Is it time to forgive? That depends on who is asking. If you are asking me, "Is it time to forgive myself?" I would say YES, YES, YES! NOW is the time to forgive. What are you waiting for? It is good for you, it heals your soul. It is the kind and gentle thing. Isn’t life a series of mistakes? Isn’t a mistake just a negative label we put on a learning process?
Then there are all the sayings about being knocked down and getting back up. And we have all the sage advice about facing fear.
Looking back, if you had asked me, “Is it time to forgive yourself?” I would have been hard pressed to honestly say, “Yes.”
In the years of seeking transformation, in workshops, meditation retreats, New Year’s resolution parties, or in working the 12 steps, I was asked to write a letter to forgive the person that hurt me the most. In each and every one of those moments, the person who I needed to forgive was me. I was the one who continued to abuse myself year after year.
In every letter or in every ceremony of burning away to forgiveness, it was always me that needed forgiving.
I found this piece in my writing from several years back:
“As I begin writing, my goal is to forgive myself and to ask you to finally do the same. Why? Because I know it is the right thing to do. I want you to forgive yourself. I want us all to be always kind, compassionate and generous to ourselves.

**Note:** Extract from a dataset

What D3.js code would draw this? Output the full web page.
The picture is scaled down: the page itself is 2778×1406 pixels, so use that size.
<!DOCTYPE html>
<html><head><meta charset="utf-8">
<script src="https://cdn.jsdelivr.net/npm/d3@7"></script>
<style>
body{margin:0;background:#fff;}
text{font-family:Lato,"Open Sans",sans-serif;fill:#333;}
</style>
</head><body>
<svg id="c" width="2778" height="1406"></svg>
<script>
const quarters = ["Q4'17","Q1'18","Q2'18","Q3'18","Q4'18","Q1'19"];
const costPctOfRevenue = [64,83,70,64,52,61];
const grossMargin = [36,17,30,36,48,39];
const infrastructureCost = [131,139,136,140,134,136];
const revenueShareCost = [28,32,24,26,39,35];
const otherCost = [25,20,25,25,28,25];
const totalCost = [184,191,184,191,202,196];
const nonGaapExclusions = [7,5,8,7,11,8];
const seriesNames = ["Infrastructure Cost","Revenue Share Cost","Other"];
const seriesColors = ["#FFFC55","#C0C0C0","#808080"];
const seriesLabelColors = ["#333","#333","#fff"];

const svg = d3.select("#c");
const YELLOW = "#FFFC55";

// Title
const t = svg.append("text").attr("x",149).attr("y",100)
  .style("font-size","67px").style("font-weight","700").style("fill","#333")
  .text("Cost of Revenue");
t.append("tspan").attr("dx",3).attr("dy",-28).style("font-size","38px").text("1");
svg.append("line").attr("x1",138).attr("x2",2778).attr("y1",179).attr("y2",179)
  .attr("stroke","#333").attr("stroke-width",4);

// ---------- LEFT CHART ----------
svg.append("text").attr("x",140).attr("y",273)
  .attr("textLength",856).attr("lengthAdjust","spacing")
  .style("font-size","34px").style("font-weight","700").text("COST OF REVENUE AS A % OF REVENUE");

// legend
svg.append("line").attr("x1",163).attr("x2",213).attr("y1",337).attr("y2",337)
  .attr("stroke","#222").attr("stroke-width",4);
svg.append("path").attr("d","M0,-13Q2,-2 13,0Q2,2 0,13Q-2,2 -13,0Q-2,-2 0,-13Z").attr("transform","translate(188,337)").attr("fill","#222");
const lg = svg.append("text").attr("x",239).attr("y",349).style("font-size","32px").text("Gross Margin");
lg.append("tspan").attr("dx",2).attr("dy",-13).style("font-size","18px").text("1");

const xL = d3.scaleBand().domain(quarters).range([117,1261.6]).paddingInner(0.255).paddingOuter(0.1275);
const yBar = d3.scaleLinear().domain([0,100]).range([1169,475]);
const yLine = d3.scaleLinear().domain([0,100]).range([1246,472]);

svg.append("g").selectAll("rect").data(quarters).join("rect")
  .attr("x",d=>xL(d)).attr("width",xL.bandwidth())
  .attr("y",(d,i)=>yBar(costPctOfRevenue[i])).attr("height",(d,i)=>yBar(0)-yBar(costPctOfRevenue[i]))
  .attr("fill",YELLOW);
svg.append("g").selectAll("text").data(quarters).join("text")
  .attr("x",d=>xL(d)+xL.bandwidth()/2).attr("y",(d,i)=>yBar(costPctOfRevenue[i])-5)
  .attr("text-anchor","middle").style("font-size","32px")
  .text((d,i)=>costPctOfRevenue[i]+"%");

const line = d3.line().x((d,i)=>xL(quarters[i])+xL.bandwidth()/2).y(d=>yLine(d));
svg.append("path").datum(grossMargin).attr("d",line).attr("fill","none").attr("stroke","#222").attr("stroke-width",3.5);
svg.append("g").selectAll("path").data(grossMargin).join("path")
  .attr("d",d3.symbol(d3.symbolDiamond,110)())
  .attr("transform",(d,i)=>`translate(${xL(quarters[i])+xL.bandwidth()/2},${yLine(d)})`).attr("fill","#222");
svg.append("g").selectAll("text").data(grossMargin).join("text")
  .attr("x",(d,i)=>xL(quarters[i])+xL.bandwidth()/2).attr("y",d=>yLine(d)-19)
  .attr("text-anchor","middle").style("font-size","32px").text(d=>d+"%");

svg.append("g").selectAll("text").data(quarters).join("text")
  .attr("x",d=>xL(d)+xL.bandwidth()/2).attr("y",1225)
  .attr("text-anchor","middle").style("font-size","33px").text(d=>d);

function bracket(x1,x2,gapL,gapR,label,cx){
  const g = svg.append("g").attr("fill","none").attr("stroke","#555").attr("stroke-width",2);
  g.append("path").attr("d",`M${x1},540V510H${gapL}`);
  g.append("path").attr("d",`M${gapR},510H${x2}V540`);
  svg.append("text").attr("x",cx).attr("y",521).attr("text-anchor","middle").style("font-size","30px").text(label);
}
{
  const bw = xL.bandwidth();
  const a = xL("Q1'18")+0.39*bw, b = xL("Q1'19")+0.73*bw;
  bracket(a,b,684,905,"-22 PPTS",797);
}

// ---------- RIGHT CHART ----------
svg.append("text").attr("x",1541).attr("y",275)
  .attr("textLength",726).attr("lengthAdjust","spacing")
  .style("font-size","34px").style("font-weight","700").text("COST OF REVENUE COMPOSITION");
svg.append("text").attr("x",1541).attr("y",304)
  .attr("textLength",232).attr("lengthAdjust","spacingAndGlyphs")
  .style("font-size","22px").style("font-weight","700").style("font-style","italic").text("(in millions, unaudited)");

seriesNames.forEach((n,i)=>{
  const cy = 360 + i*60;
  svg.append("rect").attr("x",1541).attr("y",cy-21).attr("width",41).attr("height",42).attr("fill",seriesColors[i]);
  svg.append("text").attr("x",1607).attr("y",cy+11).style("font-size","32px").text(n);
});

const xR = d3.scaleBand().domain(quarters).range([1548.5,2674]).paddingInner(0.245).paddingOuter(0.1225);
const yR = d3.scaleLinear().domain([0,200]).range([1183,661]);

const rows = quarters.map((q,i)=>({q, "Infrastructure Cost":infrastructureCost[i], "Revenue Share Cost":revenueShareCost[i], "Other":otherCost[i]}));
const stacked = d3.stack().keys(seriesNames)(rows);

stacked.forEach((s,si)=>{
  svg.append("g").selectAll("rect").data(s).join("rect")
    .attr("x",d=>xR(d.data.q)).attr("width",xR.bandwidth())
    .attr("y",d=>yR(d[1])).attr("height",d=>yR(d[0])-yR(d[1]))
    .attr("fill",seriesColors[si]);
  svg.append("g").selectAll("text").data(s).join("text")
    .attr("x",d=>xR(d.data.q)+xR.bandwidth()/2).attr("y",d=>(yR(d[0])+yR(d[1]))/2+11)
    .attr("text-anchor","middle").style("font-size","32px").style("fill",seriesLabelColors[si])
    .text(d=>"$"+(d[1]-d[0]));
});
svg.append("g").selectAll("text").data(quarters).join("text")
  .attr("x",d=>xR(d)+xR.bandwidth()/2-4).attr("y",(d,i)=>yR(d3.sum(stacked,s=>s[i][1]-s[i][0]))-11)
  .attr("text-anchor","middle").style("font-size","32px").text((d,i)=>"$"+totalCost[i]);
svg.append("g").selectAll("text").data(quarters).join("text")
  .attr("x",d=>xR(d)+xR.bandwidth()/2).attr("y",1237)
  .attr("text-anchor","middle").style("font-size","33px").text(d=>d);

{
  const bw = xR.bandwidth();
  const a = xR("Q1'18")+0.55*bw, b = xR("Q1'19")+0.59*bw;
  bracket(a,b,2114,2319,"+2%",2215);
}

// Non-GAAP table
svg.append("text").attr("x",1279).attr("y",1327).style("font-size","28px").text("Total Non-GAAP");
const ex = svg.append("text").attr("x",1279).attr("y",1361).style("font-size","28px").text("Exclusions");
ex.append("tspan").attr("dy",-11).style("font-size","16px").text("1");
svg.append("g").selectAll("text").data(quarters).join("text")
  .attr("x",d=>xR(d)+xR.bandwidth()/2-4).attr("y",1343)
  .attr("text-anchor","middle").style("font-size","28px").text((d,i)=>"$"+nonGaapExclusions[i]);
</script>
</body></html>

Why? Because I believe that we can then be kind and generous to each other and that will heal the earth.
It is difficult to understand the wise spiritual teachers who say the devastation of the earth is a reflection of the devastation of ourselves. We are critical and downright mean to ourselves. We abuse our bodies as a result of our belief that we don’t deserve forgiveness. My quest has always been to change that inside. I want to do that now. I want the time for forgiveness to be now.”

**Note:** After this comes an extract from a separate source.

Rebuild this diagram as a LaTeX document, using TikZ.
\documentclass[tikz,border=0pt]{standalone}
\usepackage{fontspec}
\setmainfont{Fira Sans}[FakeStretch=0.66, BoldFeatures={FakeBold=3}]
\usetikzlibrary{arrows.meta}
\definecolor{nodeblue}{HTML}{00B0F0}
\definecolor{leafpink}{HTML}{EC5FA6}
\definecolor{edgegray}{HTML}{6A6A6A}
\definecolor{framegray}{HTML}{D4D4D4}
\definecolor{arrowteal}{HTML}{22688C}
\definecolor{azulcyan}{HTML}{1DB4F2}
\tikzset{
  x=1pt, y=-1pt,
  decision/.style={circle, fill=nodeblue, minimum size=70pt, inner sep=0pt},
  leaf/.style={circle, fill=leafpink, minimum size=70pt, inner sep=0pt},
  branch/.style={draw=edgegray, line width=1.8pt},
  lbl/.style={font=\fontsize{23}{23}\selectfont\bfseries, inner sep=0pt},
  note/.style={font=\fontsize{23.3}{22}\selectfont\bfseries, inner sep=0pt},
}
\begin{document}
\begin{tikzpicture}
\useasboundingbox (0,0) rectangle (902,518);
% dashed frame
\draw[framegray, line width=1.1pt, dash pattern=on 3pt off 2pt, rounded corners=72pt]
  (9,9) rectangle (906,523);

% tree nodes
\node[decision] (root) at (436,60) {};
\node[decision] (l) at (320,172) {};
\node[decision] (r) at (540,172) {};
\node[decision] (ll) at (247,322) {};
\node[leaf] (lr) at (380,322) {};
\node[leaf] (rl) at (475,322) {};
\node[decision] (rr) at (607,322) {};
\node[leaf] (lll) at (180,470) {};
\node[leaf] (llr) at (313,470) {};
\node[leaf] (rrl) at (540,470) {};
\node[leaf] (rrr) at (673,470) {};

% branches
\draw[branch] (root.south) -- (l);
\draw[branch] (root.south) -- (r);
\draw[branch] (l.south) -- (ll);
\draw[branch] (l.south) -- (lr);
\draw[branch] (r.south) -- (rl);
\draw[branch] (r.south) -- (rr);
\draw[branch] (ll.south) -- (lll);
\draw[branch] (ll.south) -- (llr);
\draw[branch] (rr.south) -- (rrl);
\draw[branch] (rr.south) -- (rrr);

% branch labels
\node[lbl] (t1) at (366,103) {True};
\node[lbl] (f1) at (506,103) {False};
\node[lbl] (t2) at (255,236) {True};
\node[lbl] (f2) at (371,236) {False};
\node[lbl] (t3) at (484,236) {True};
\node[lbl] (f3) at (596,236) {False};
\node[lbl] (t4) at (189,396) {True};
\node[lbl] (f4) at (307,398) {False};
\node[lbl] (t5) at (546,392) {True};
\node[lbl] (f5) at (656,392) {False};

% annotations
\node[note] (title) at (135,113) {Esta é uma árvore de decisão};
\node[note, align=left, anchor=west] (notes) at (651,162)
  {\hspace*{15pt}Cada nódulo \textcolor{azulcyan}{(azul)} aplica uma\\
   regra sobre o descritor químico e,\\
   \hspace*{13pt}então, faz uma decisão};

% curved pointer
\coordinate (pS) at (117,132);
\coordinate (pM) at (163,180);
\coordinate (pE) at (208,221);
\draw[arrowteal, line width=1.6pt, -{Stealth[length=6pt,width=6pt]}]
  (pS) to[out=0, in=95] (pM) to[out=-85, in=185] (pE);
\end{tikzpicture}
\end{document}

Of course, this in an inside job.
I cannot rely on your forgiveness. You may not choose to forgive me.
I have to choose for myself.
Getting there was another story.
I couldn’t get there by wishing it were so.
I looked at my hidden beliefs – “No one could ever love someone who made the mistakes I made. There is no way out. I am unforgivable. Rotten inside.”

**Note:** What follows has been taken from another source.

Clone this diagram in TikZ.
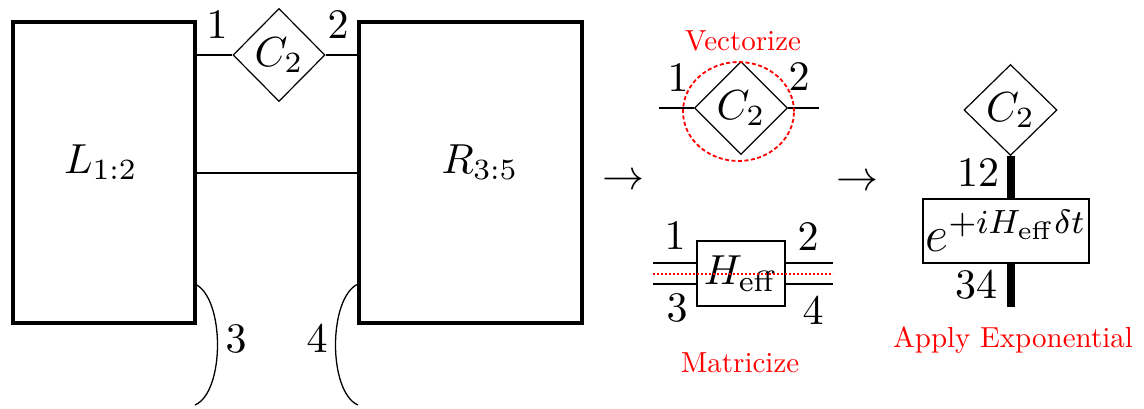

Working with a coach I was questioned and questioned until I finally saw that I was choosing to believe thoughts that were hurting me and causing me to live in pain. This was a game changer. Over the next several years I continued to practice looking at and questioning my thoughts and come to find that I have forgiven myself.
I have achieved that goal. I have found forgiveness. .
Today feelings bubble up and the truth is I am free. Finally, free. Free to make new mistakes. Always new opportunities to practice forgiveness.
Will you stop and look at your thoughts? What do you believe about your mistakes? Can you forgive yourself? Is it time already?